▶ **ITEMS**
□ □ □
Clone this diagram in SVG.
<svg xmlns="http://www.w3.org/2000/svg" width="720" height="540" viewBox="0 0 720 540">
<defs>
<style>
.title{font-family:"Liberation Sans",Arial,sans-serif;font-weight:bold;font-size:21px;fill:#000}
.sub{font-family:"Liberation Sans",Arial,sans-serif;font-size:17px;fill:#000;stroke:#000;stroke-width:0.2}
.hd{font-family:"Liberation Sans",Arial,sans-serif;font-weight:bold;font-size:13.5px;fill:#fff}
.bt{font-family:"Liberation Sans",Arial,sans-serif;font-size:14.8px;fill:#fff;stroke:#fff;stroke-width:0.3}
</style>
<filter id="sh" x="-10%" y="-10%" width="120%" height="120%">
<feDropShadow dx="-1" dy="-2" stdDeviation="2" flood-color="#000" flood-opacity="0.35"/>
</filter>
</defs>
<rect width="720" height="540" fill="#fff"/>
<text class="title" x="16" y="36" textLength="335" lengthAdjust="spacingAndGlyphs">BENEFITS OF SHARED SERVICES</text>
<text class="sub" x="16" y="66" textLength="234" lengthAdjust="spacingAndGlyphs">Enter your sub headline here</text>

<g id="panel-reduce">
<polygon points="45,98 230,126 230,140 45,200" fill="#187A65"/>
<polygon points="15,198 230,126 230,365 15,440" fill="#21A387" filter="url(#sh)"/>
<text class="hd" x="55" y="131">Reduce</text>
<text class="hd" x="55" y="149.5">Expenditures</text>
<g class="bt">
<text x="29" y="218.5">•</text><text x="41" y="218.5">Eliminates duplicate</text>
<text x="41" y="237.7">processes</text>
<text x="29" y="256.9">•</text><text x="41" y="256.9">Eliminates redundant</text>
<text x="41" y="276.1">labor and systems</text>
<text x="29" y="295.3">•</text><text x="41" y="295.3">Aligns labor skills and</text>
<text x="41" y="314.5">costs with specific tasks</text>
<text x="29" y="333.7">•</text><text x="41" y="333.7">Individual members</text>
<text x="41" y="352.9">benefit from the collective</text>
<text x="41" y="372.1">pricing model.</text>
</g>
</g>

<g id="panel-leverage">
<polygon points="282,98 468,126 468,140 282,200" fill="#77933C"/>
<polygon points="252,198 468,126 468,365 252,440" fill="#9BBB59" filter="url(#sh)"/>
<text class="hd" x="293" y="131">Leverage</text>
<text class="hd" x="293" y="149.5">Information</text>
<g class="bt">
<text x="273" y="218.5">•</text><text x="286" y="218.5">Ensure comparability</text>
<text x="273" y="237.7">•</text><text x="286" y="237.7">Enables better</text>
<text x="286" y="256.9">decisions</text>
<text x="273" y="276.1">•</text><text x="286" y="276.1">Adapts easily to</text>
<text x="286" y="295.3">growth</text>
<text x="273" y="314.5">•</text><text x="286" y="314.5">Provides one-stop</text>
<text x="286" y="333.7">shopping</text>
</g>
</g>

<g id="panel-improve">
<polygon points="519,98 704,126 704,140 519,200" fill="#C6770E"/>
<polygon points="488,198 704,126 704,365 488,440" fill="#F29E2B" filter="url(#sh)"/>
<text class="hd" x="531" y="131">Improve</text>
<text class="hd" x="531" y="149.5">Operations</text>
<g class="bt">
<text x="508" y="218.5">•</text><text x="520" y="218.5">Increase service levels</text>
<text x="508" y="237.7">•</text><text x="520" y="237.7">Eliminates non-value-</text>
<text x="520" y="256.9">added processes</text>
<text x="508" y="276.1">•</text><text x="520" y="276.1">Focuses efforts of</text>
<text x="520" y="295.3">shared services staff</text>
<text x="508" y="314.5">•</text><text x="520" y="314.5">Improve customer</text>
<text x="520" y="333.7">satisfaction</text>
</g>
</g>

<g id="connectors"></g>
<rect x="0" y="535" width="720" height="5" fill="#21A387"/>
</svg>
□ □ □
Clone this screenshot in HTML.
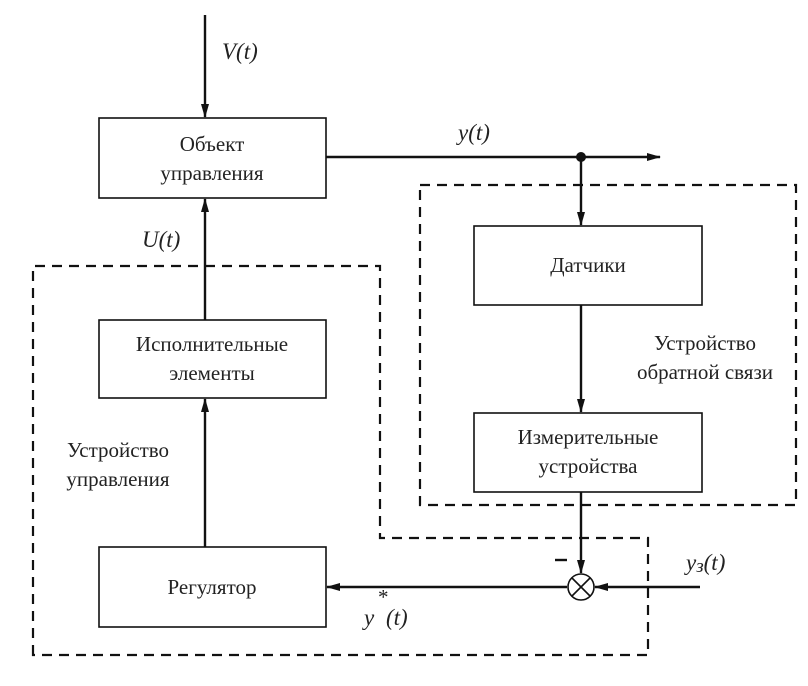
□ □ □
▶ **OBJECTIVE**
Nothing outside the span should appear: copy exactly from the line with "Clone this diagram in SVG." through the line with "sub headline here</text>".

▶ **REPLY TO THE EXERCISE**
Clone this diagram in SVG.
<svg xmlns="http://www.w3.org/2000/svg" width="720" height="540" viewBox="0 0 720 540">
<defs>
<style>
.title{font-family:"Liberation Sans",Arial,sans-serif;font-weight:bold;font-size:21px;fill:#000}
.sub{font-family:"Liberation Sans",Arial,sans-serif;font-size:17px;fill:#000;stroke:#000;stroke-width:0.2}
.hd{font-family:"Liberation Sans",Arial,sans-serif;font-weight:bold;font-size:13.5px;fill:#fff}
.bt{font-family:"Liberation Sans",Arial,sans-serif;font-size:14.8px;fill:#fff;stroke:#fff;stroke-width:0.3}
</style>
<filter id="sh" x="-10%" y="-10%" width="120%" height="120%">
<feDropShadow dx="-1" dy="-2" stdDeviation="2" flood-color="#000" flood-opacity="0.35"/>
</filter>
</defs>
<rect width="720" height="540" fill="#fff"/>
<text class="title" x="16" y="36" textLength="335" lengthAdjust="spacingAndGlyphs">BENEFITS OF SHARED SERVICES</text>
<text class="sub" x="16" y="66" textLength="234" lengthAdjust="spacingAndGlyphs">Enter your sub headline here</text>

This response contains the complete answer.